Right Ventricular Function in Acute Respiratory Distress Syndrome: Impact on Outcome, Respiratory Strategy and Use of Veno-Venous Extracorporeal Membrane Oxygenation

Abstract

Acute respiratory distress syndrome (ARDS) is characterized by protein-rich alveolar edema, reduced lung compliance and severe hypoxemia. Despite some evidence of improvements in mortality over recent decades, ARDS remains a major public health problem with 30% 28-day mortality in recent cohorts. Pulmonary vascular dysfunction is one of the pivot points of the pathophysiology of ARDS, resulting in a certain degree of pulmonary hypertension, higher levels of which are associated with morbidity and mortality. Pulmonary hypertension develops as a result of endothelial dysfunction, pulmonary vascular occlusion, increased vascular tone, extrinsic vessel occlusion, and vascular remodeling. This increase in right ventricular (RV) afterload causes uncoupling between the pulmonary circulation and RV function. Without any contractile reserve, the right ventricle has no adaptive reserve mechanism other than dilatation, which is responsible for left ventricular compression, leading to circulatory failure and worsening of oxygen delivery. This state, also called severe acute cor pulmonale (ACP), is responsible for excess mortality. Strategies designed to protect the pulmonary circulation and the right ventricle in ARDS should be the cornerstones of the care and support of patients with the severest disease, in order to improve prognosis, pending stronger evidence. Acute cor pulmonale is associated with higher driving pressure (≥18 cmH₂O), hypercapnia (PaCO₂ ≥ 48 mmHg), and hypoxemia (PaO₂/FiO₂ < 150 mmHg). RV protection should focus on these three preventable factors identified in the last decade. Prone positioning, the setting of positive end-expiratory pressure, and inhaled nitric oxide (INO) can also unload the right ventricle, restore better coupling between the right ventricle and the pulmonary circulation, and correct circulatory failure. When all these strategies are insufficient, extracorporeal membrane oxygenation (ECMO), which improves decarboxylation and oxygenation and enables ultra-protective ventilation by decreasing driving pressure, should be discussed in seeking better control of RV afterload. This review reports the pathophysiology of pulmonary hypertension in ARDS, describes right heart function, and proposes an RV protective approach, ranging from ventilatory settings and prone positioning to INO and selection of patients potentially eligible for veno-venous extracorporeal membrane oxygenation (VV ECMO).

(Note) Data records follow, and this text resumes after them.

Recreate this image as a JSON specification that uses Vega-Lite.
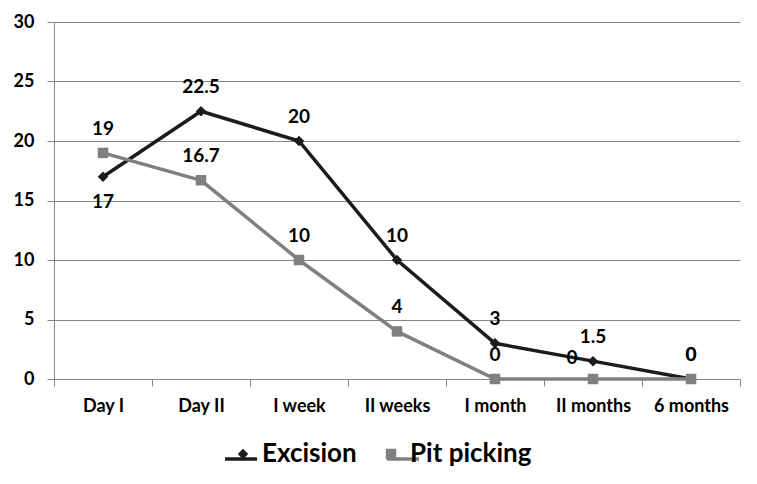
{
  "$schema": "https://vega.github.io/schema/vega-lite/v6.json",
  "width": 686,
  "height": 357,
  "autosize": {"type": "none"},
  "padding": {"left": 54, "top": 22, "right": 17, "bottom": 105},
  "background": "white",
  "config": {
    "view": {"stroke": null},
    "font": "Lato",
    "axis": {"labelFont": "Lato", "labelFontWeight": "bold", "labelColor": "#000000", "labelFontSize": 18},
    "legend": {"labelFont": "Lato"}
  },
  "data": {
    "values": [
      {"period": "Day I", "series": "Excision", "value": 17},
      {"period": "Day II", "series": "Excision", "value": 22.5},
      {"period": "I week", "series": "Excision", "value": 20},
      {"period": "II weeks", "series": "Excision", "value": 10},
      {"period": "I month", "series": "Excision", "value": 3},
      {"period": "II months", "series": "Excision", "value": 1.5},
      {"period": "6 months", "series": "Excision", "value": 0},
      {"period": "Day I", "series": "Pit picking", "value": 19},
      {"period": "Day II", "series": "Pit picking", "value": 16.7},
      {"period": "I week", "series": "Pit picking", "value": 10},
      {"period": "II weeks", "series": "Pit picking", "value": 4},
      {"period": "I month", "series": "Pit picking", "value": 0},
      {"period": "II months", "series": "Pit picking", "value": 0},
      {"period": "6 months", "series": "Pit picking", "value": 0}
    ]
  },
  "encoding": {
    "x": {
      "field": "period",
      "type": "nominal",
      "sort": ["Day I", "Day II", "I week", "II weeks", "I month", "II months", "6 months"],
      "scale": {"type": "band", "paddingInner": 0, "paddingOuter": 0},
      "axis": {
        "title": null,
        "labelAngle": 0,
        "tickBand": "extent",
        "tickSize": 7,
        "tickColor": "#868686",
        "domainColor": "#868686",
        "labelPadding": 11,
        "grid": false
      }
    },
    "y": {
      "field": "value",
      "type": "quantitative",
      "scale": {"domain": [0, 30]},
      "axis": {
        "title": null,
        "values": [0, 5, 10, 15, 20, 25, 30],
        "tickSize": 7,
        "tickColor": "#868686",
        "domainColor": "#868686",
        "gridColor": "#868686",
        "gridOpacity": 1,
        "labelPadding": 13
      }
    }
  },
  "resolve": {"legend": {"color": "independent", "shape": "independent"}},
  "layer": [
    {
      "mark": {"type": "line", "strokeWidth": 3.5},
      "encoding": {
        "color": {
          "field": "series",
          "type": "nominal",
          "scale": {"domain": ["Excision", "Pit picking"], "range": ["#1c1c1c", "#808080"]},
          "legend": {
            "title": null,
            "orient": "none",
            "legendX": 169,
            "legendY": 419,
            "direction": "horizontal",
            "labelFontSize": 26,
            "labelExpr": "''",
            "symbolType": "stroke",
            "symbolSize": 1024,
            "symbolStrokeWidth": 3.5,
            "columnPadding": 116,
            "labelOffset": 0
          }
        }
      }
    },
    {
      "mark": {"type": "point", "filled": true, "opacity": 1, "size": 110},
      "encoding": {
        "color": {
          "field": "series",
          "type": "nominal",
          "scale": {"domain": ["Excision", "Pit picking"], "range": ["#1c1c1c", "#808080"]},
          "legend": {
            "title": null,
            "orient": "none",
            "legendX": 176,
            "legendY": 419,
            "direction": "horizontal",
            "labelFontSize": 26,
            "labelFontWeight": "bold",
            "labelColor": "#000000",
            "symbolSize": 110,
            "columnPadding": 21,
            "labelOffset": 6
          }
        },
        "shape": {
          "field": "series",
          "type": "nominal",
          "scale": {"domain": ["Excision", "Pit picking"], "range": ["diamond", "square"]},
          "legend": {
            "title": null,
            "orient": "none",
            "legendX": 176,
            "legendY": 419,
            "direction": "horizontal",
            "labelFontSize": 26,
            "labelFontWeight": "bold",
            "labelColor": "#000000",
            "symbolSize": 110,
            "columnPadding": 21,
            "labelOffset": 6
          }
        }
      }
    },
    {
      "transform": [{"filter": "!(datum.series == 'Excision' && datum.period == 'Day I') && !(datum.series == 'Pit picking' && datum.period == 'II months')"}],
      "mark": {"type": "text", "dy": -24, "fontSize": 19, "fontWeight": "bold", "baseline": "middle"},
      "encoding": {"text": {"field": "value"}, "color": {"value": "#000000"}}
    },
    {
      "transform": [{"filter": "datum.series == 'Excision' && datum.period == 'Day I'"}],
      "mark": {"type": "text", "dy": 25, "fontSize": 19, "fontWeight": "bold", "baseline": "middle"},
      "encoding": {"text": {"field": "value"}, "color": {"value": "#000000"}}
    },
    {
      "transform": [{"filter": "datum.series == 'Pit picking' && datum.period == 'II months'"}],
      "mark": {"type": "text", "dx": -21, "dy": -21, "fontSize": 19, "fontWeight": "bold", "baseline": "middle"},
      "encoding": {"text": {"field": "value"}, "color": {"value": "#000000"}}
    }
  ]
}
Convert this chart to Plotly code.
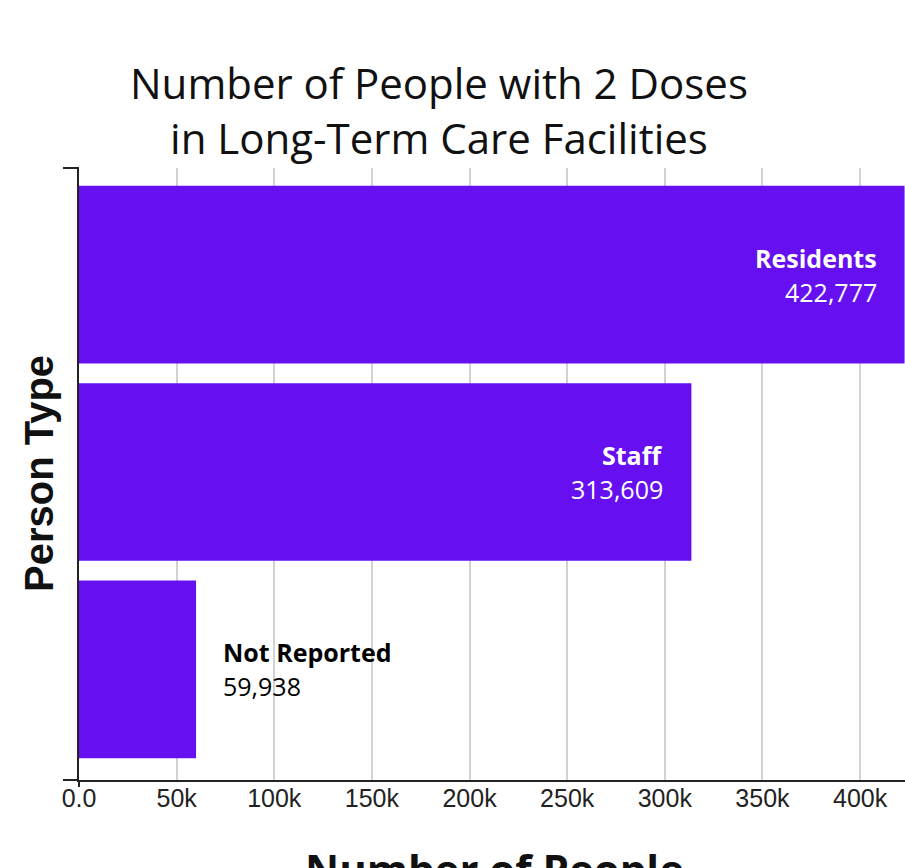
import plotly.graph_objects as go

categories = ["Residents", "Staff", "Not Reported"]
values = [422777, 313609, 59938]
value_labels = ["422,777", "313,609", "59,938"]
tick_vals = [0, 50000, 100000, 150000, 200000, 250000, 300000, 350000, 400000]
tick_text = ["0.0", "50k", "100k", "150k", "200k", "250k", "300k", "350k", "400k"]
title_text = "Number of People with 2 Doses<br>in Long-Term Care Facilities"
x_title = "Number of People"
y_title = "Person Type"

BAR = "#6610f2"
W, H = 905, 868
ML, MR, MT, MB = 79, 0, 168, 88
plot_w = W - ML - MR
plot_h = H - MT - MB

fig = go.Figure(go.Bar(
    x=values, y=categories, orientation="h",
    marker=dict(color=BAR, line=dict(width=0)),
    width=0.9, hoverinfo="x+y",
))

annotations = []
for cat, v, lab in zip(categories, values, value_labels):
    inside = v > 150000
    color = "white" if inside else "black"
    anchor = "right" if inside else "left"
    shift = -26 if inside else 25
    annotations.append(dict(x=v, y=cat, xref="x", yref="y", text="<b>" + cat + "</b>",
                            showarrow=False, xanchor=anchor, yanchor="middle",
                            xshift=shift, yshift=17,
                            font=dict(family="Open Sans", size=25, color=color)))
    annotations.append(dict(x=v, y=cat, xref="x", yref="y", text=lab,
                            showarrow=False, xanchor=anchor, yanchor="middle",
                            xshift=shift, yshift=-17,
                            font=dict(family="Open Sans", size=25, color=color)))

# chart title (centre given in page pixels)
annotations.append(dict(x=(439 - ML) / plot_w, y=(H - MB - 110) / plot_h,
                        xref="paper", yref="paper",
                        text=title_text, showarrow=False, xanchor="center", yanchor="middle",
                        align="center",
                        font=dict(family="Open Sans", size=42, color="#111")))

annotations.append(dict(x=(494 - ML) / plot_w, y=0, xref="paper", yref="paper",
                        text="<b>" + x_title + "</b>",
                        showarrow=False, xanchor="center", yanchor="middle", yshift=-88,
                        font=dict(family="Open Sans", size=42, color="#111")))
annotations.append(dict(x=0, y=0.5, xref="paper", yref="paper", text="<b>" + y_title + "</b>",
                        showarrow=False, xanchor="center", yanchor="middle", xshift=-40,
                        textangle=-90,
                        font=dict(family="Liberation Sans, Arial", size=40, color="#111")))

shapes = [
    dict(type="line", xref="paper", yref="paper", xsizemode="pixel", xanchor=0,
         x0=-16, x1=0, y0=1, y1=1, line=dict(color="#222", width=2)),
    dict(type="line", xref="paper", yref="paper", xsizemode="pixel", xanchor=0,
         x0=-16, x1=0, y0=0, y1=0, line=dict(color="#222", width=2)),
    dict(type="line", xref="paper", yref="paper", ysizemode="pixel", yanchor=0,
         x0=0, x1=0, y0=-7, y1=0, line=dict(color="#222", width=2)),
]

fig.update_layout(
    width=W, height=H,
    margin=dict(l=ML, r=MR, t=MT, b=MB),
    paper_bgcolor="white", plot_bgcolor="white",
    showlegend=False,
    annotations=annotations,
    shapes=shapes,
    xaxis=dict(range=[0, 423000], tickvals=tick_vals, ticktext=tick_text,
               showgrid=True, gridcolor="#d3d3d3", gridwidth=2,
               showline=True, linecolor="#222", linewidth=2,
               zeroline=False, ticks="", ticklabelstandoff=-5,
               tickfont=dict(family="Liberation Sans, Arial", size=25, color="#222"),
               fixedrange=True),
    yaxis=dict(categoryorder="array", categoryarray=categories,
               range=[2.56, -0.54], showticklabels=False, ticks="",
               showgrid=False, showline=True, linecolor="#222", linewidth=2,
               zeroline=False, fixedrange=True),
)

fig.write_html("out.html", config={"displayModeBar": False},
               post_script="document.body.style.margin='0';document.body.style.overflow='hidden';")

Keywords: ARDS; VV ECMO; acute cor pulmonale (ACP); echocardiography; right ventricle.

FIGURE 1

Acute cor pulmonale in a patient ventilated for ARDS and in shock and completely adapted to the respirator. (A) A mid-esophageal 4-chamber view demonstrated severe RV dilatation with paradoxical septal motion. (B) Invasive low blood pressure with significant pulse pressure variation (blue arrows indicate insufflation) through a radial catheter. Central venous pressure was also elevated. LV, left ventricle; LA, left atrium; RV, right ventricle.

FIGURE 2

Right ventricle protective strategy. Principles for detection and management of right ventricular (RV) failure in patients with ARDS. This should combine invasive blood pressure monitoring and echocardiography. In the case of significant pulse pressure variation (PPV, Panel A), critical care echocardiography must be performed. It usually demonstrates cyclic decrease in RV outflow at each insufflation (Panel B on an upper esophageal view with pulsed wave Doppler into the main pulmonary artery) with either isolated RV dilatation or acute cor pulmonale. Management is based on three different strategies: hemodynamic, respiratory, and specific. VV ECMO can be considered in the case of persistent RV failure. PEEP, positive end-expiratory pressure; iNO, inhaled nitric oxide; PDESi, phosphodiesterase type 5 inhibitor; PGI₂, prostaglandin I₂; VV ECMO, veno-venous extracorporeal membrane oxygenation.